Keep to the lines from the line containing "Clone this chart" through the line containing "import * as": copy them exactly and leave every picture out.

Rows from a dataset of charts and code:
--- Begin ---
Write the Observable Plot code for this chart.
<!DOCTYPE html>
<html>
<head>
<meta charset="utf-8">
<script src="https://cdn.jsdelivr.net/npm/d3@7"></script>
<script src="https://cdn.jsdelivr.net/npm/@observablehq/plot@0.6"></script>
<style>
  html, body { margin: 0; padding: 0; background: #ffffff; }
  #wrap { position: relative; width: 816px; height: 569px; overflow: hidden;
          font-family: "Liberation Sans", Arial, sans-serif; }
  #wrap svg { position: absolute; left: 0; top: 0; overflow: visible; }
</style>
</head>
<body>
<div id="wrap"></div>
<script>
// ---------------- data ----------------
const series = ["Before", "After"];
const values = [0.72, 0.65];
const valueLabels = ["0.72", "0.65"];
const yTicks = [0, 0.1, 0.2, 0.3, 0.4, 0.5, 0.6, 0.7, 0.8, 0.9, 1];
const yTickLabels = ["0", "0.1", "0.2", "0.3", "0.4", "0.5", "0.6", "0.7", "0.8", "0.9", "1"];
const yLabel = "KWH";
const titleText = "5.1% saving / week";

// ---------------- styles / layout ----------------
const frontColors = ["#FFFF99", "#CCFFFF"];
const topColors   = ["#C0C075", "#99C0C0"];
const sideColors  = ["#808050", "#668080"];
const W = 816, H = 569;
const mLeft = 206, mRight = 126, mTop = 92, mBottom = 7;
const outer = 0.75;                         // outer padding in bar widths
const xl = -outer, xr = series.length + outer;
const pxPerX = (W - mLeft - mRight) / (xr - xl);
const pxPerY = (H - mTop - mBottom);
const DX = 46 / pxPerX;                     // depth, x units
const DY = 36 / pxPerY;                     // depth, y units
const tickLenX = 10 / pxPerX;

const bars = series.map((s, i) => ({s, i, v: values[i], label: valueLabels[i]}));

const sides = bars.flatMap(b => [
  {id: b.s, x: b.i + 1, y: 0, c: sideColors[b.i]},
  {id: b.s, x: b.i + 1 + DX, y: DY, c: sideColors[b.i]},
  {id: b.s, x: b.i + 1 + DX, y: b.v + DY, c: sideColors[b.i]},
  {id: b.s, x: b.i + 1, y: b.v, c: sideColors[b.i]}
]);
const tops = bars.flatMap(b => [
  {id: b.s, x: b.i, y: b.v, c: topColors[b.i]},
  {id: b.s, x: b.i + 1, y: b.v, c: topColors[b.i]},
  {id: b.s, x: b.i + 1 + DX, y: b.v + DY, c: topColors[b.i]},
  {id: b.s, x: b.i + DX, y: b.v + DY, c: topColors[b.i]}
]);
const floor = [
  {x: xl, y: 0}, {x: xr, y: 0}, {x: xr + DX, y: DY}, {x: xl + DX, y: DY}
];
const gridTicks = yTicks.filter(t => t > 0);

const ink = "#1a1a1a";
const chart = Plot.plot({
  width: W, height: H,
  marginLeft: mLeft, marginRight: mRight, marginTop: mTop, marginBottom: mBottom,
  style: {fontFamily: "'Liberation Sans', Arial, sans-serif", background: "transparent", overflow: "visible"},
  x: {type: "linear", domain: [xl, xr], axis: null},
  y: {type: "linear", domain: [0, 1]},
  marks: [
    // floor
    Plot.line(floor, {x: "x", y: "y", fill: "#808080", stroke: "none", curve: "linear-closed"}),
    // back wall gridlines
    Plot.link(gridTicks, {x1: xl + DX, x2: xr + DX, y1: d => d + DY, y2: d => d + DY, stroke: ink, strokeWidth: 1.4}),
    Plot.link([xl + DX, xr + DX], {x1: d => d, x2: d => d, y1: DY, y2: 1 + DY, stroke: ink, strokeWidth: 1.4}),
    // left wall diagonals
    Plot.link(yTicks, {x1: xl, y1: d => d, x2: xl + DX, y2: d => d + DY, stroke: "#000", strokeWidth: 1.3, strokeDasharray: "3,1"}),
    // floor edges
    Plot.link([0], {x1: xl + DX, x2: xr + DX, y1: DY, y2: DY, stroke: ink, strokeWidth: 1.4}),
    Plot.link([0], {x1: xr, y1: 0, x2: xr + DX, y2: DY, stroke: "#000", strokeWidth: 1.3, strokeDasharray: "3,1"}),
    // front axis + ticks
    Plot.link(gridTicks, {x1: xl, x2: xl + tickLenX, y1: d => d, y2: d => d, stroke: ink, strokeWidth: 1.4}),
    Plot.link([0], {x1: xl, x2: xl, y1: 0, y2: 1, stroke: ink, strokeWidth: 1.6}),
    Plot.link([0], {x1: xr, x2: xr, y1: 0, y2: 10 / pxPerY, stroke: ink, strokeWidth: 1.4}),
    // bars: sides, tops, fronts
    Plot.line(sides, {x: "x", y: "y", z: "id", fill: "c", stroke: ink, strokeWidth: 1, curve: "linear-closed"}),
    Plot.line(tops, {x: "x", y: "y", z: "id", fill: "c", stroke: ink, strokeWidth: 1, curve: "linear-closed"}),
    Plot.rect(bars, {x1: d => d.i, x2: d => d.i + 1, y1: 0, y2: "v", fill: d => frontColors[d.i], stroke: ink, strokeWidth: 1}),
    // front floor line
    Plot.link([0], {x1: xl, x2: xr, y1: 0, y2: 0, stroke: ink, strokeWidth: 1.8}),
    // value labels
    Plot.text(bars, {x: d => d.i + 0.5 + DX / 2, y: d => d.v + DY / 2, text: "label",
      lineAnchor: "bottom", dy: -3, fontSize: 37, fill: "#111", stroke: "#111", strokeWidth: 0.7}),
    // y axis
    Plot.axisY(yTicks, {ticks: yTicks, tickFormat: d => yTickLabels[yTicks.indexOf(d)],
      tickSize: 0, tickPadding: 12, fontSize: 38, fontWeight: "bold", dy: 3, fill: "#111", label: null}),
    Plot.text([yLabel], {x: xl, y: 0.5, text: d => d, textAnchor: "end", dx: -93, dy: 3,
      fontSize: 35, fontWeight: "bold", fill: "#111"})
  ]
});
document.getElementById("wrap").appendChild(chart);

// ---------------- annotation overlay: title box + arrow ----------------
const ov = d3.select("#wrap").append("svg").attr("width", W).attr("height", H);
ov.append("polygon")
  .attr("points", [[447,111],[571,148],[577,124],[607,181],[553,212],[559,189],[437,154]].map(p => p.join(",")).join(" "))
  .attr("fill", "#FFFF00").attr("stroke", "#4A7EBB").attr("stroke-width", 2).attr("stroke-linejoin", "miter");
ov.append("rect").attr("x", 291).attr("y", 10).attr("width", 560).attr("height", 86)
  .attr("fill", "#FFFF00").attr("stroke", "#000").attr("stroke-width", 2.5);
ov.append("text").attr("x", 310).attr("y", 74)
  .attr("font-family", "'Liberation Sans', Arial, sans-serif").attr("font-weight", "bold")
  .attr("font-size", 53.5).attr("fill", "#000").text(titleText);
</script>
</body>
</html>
--- End ---
--- Begin ---
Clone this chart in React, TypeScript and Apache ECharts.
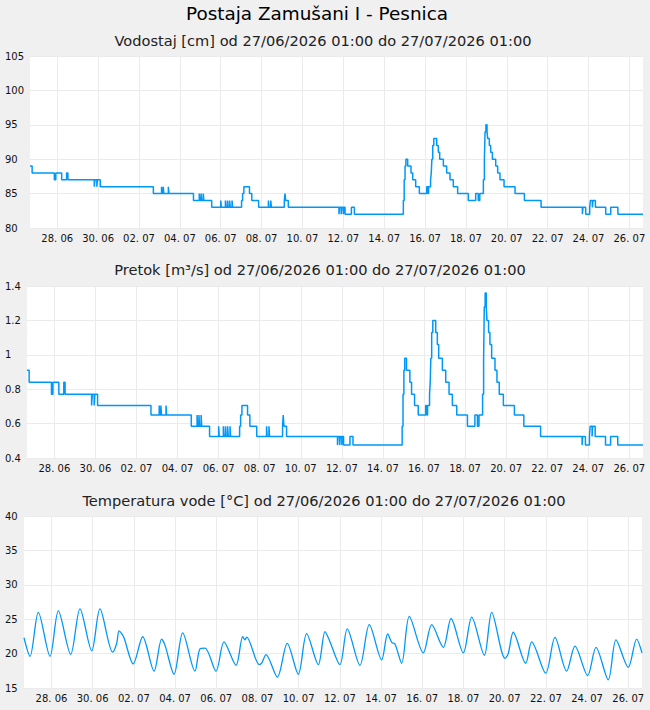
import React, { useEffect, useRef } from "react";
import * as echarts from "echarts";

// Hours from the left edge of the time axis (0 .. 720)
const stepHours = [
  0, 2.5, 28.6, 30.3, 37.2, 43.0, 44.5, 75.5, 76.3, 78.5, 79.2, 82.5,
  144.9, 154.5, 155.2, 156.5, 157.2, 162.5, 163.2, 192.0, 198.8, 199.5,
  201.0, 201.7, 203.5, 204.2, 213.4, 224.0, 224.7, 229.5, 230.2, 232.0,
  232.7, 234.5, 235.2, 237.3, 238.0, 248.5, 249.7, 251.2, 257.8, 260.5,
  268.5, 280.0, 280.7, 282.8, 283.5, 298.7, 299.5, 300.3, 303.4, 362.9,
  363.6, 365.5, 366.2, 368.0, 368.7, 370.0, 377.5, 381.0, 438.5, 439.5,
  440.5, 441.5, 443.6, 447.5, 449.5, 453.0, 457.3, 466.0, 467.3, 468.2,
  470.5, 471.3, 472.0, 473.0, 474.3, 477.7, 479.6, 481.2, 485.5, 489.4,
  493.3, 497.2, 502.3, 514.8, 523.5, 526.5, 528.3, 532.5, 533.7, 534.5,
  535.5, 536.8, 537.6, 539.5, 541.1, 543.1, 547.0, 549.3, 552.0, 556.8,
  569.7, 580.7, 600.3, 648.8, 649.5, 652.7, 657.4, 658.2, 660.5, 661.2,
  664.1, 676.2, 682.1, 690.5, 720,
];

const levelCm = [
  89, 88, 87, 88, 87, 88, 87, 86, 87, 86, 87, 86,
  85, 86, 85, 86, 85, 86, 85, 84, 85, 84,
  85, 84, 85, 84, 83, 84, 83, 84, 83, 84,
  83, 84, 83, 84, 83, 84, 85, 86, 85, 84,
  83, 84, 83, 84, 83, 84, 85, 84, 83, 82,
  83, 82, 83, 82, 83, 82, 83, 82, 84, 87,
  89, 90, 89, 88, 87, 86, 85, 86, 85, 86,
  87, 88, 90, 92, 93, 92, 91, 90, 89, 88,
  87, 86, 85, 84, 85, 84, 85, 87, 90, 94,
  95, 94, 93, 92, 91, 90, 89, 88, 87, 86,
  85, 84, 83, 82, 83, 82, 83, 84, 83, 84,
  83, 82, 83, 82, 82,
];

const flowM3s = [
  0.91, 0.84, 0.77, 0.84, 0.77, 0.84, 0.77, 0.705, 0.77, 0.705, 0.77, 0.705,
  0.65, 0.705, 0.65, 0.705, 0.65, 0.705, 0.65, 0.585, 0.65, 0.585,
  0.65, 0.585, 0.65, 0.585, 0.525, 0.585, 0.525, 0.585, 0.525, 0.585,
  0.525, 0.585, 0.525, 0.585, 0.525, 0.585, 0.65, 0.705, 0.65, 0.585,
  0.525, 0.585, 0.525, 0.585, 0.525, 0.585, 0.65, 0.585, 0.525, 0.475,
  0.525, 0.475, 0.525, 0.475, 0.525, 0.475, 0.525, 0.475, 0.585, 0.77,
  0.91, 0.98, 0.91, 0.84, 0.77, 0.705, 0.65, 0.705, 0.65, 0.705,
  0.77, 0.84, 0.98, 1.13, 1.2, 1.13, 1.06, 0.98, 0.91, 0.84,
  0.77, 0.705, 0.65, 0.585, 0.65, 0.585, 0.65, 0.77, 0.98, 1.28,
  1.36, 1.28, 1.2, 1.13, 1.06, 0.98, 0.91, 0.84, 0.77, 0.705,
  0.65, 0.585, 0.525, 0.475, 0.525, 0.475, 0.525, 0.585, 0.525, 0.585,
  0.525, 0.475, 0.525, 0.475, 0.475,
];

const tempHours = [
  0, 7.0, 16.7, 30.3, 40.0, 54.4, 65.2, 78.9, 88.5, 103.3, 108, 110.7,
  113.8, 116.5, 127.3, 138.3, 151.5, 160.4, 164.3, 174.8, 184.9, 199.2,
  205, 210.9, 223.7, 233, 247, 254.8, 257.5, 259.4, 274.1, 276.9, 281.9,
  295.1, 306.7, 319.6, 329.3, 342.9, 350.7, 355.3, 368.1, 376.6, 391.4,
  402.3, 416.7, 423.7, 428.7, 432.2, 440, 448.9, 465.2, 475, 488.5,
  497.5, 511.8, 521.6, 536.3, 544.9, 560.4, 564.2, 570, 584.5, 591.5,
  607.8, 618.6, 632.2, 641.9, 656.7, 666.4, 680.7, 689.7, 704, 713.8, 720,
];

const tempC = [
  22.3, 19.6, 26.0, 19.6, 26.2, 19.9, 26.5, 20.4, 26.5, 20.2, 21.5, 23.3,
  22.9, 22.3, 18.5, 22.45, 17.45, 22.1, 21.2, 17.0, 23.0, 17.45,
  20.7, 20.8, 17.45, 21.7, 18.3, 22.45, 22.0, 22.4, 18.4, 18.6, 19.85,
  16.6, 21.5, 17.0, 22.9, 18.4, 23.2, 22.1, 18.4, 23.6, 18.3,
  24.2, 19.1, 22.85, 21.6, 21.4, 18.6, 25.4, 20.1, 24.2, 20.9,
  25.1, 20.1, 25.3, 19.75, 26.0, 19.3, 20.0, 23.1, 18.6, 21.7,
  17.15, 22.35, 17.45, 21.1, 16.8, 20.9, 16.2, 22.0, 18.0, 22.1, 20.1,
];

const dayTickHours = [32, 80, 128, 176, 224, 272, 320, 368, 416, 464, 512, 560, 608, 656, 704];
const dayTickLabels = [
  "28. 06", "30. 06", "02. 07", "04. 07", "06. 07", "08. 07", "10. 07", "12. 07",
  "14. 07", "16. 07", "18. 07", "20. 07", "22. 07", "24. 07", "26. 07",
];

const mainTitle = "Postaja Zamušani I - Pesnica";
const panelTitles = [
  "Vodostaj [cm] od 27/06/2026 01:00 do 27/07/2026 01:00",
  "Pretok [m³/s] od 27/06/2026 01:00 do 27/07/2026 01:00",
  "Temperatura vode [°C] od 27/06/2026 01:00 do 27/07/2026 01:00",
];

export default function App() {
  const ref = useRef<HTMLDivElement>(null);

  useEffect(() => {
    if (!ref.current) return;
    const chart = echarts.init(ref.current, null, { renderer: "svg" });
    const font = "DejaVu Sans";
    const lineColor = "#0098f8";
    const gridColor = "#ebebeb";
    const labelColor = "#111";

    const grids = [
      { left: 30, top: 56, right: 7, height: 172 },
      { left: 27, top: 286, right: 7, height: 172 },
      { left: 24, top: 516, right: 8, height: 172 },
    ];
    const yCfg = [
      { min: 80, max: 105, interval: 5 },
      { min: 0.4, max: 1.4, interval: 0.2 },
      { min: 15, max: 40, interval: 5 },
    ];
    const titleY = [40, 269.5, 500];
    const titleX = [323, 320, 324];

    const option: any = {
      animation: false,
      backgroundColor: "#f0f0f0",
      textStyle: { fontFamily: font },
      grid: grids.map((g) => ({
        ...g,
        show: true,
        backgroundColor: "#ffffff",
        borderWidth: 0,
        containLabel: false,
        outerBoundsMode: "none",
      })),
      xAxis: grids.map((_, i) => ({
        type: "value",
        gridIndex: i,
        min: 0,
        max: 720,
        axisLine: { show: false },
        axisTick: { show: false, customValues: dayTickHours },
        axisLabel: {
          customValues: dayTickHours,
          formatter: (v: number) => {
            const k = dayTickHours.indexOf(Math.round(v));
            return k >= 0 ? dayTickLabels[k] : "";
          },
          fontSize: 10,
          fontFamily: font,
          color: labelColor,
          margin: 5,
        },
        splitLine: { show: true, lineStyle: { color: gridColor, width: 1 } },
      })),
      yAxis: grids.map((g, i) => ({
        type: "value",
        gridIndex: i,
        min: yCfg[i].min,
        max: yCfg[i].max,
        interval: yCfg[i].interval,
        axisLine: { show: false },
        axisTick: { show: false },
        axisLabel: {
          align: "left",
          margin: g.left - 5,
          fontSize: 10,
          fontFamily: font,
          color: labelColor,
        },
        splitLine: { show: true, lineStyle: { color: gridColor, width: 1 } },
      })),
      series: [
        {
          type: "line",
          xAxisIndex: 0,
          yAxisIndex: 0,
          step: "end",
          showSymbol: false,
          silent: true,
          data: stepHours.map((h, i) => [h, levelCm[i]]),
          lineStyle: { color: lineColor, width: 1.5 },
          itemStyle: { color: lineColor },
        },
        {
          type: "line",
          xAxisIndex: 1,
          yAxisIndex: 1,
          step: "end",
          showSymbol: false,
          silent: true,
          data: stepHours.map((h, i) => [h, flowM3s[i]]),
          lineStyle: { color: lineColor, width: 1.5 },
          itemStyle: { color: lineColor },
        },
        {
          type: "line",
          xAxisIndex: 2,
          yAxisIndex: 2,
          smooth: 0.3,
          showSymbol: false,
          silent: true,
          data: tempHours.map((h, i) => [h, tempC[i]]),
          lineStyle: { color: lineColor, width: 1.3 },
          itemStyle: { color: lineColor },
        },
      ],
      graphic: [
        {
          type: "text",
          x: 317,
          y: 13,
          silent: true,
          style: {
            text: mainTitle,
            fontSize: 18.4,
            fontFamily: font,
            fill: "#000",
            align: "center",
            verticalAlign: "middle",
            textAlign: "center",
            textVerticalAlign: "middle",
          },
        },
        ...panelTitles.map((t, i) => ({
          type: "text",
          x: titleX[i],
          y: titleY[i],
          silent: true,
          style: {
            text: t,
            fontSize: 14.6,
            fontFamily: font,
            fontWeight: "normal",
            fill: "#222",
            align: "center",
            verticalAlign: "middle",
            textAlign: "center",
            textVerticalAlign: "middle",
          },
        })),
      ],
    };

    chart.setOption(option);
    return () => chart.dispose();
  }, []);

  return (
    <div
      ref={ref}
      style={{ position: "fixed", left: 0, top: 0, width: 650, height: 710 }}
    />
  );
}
--- End ---
--- Begin ---
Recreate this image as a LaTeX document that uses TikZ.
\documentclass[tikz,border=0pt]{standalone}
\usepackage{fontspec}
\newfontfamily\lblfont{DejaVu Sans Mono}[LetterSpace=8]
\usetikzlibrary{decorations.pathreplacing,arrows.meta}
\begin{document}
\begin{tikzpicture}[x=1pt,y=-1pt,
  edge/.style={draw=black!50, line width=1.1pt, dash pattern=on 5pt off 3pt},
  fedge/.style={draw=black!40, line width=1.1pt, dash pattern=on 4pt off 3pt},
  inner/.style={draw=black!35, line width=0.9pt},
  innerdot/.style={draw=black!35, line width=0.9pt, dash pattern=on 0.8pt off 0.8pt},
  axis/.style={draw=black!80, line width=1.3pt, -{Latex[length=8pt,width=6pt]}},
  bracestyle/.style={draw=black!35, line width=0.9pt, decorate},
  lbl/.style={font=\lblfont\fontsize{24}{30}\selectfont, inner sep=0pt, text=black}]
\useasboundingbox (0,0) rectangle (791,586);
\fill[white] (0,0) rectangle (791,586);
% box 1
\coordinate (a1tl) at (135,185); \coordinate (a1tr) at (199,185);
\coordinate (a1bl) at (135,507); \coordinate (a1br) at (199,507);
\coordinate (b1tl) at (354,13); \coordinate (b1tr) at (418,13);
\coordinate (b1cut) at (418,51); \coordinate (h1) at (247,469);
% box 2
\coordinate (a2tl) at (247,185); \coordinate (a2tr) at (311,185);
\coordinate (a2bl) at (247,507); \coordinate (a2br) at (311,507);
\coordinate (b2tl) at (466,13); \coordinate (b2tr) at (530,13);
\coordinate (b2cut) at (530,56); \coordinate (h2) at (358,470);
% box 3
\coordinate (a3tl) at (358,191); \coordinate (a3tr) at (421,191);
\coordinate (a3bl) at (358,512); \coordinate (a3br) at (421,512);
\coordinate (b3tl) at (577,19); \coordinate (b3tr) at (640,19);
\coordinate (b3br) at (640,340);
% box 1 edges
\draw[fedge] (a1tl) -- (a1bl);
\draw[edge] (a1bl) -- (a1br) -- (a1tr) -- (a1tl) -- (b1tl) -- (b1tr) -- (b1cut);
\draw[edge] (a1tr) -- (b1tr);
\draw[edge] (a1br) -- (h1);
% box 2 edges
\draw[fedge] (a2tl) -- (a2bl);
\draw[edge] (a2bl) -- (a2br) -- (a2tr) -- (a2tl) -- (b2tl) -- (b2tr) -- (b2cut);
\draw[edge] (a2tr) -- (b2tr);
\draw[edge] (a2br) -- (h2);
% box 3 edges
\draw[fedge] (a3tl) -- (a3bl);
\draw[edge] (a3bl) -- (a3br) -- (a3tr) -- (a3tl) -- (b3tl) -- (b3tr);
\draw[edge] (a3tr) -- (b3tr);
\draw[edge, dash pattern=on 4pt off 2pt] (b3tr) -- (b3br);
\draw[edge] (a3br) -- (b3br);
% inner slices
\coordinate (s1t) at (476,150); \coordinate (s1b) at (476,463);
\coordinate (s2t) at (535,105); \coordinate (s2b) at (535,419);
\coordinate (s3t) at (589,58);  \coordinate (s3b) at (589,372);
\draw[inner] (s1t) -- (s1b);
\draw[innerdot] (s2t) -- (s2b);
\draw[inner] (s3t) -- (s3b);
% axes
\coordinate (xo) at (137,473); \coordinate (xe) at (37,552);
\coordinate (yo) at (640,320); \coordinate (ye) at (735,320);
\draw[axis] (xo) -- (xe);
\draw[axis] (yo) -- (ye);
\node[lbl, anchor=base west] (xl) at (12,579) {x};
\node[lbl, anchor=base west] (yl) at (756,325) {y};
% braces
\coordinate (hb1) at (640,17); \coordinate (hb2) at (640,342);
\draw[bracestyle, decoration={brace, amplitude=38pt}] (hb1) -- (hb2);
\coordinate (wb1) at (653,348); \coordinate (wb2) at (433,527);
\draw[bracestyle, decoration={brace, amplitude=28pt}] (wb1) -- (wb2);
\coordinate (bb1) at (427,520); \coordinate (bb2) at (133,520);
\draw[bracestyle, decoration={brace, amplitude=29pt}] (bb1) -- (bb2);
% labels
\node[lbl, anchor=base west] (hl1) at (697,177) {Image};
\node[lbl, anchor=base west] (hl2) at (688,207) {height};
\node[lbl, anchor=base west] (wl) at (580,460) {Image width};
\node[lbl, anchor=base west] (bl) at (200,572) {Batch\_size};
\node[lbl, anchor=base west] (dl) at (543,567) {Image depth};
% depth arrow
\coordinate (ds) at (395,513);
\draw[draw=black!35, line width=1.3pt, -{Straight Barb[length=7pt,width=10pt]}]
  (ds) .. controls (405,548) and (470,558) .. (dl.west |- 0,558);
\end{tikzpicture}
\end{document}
--- End ---
### [EXERCISE OUTPUT]
Clone this chart in React, TypeScript and Apache ECharts.
import React, { useEffect, useRef } from "react";
import * as echarts from "echarts";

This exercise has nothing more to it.